In the unfolding narrative, God held out his just law with the invitation to obey and live (Deut. 5:33). This wasn’t an offer of life on the condition of just living. It was a definition of life as just living. Ruling creation justly according to God’s law would be living life as it was meant to be. Doing justly would be to experience life again as it was created. Obedience was life, and the invitation was to “choose life” (Deut. 30:19–20).
What followed instead looked more like a crime spree. Murder and rape. Kidnapping and assault. Theft and prostitution. Crooked judges and corrupt kings. The rich oppressing the poor, the widows, and the orphans. Everybody oppressing the foreigners. Injustice in the courts. Injustice in the economy. Wickedness by political and religious leaders alike. Each person did what was right in his or her own eyes (Judg. 21:25). This was no way to live. In fact, it wasn’t living at all. It was death. Everything was broken.

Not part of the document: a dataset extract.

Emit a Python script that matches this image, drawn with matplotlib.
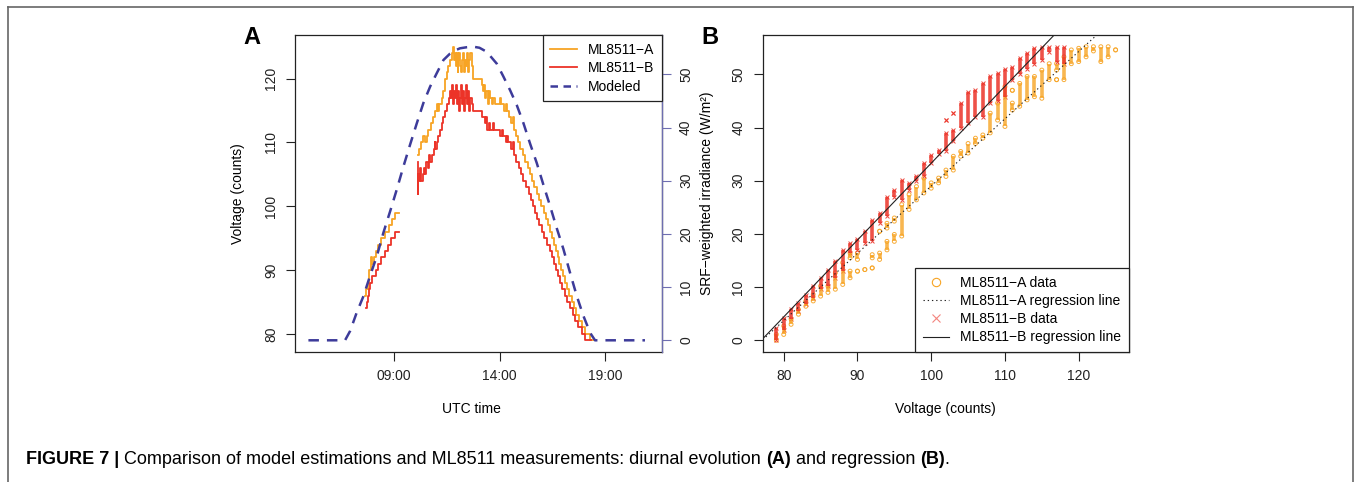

And yet along the way, God kept offering good news. He kept holding out a way to life. He established sacrifices to make atonement for the people’s sins. Sin required a sacrifice; unjust living could not go unaddressed. Yet, at the same time, God kept inviting people to “pursue justice” (Deut. 16:20 CSB), to judge in accord with God’s righteous revelation. And he promised that his good plan for creation would not be frustrated forever. He assured his people of a coming day of good government ruled by a prince whose reign would be marked by unending peace (Isa. 9:6–7). He promised that this prince, whom God also called his servant, would “bring forth justice to the nations” and establish “justice in the earth” (Isa. 42:1, 4). The subjects in that servant-prince’s kingdom would be just too. They would be people with new hearts (Ezek. 11:19) and with the law written on those hearts (Jer.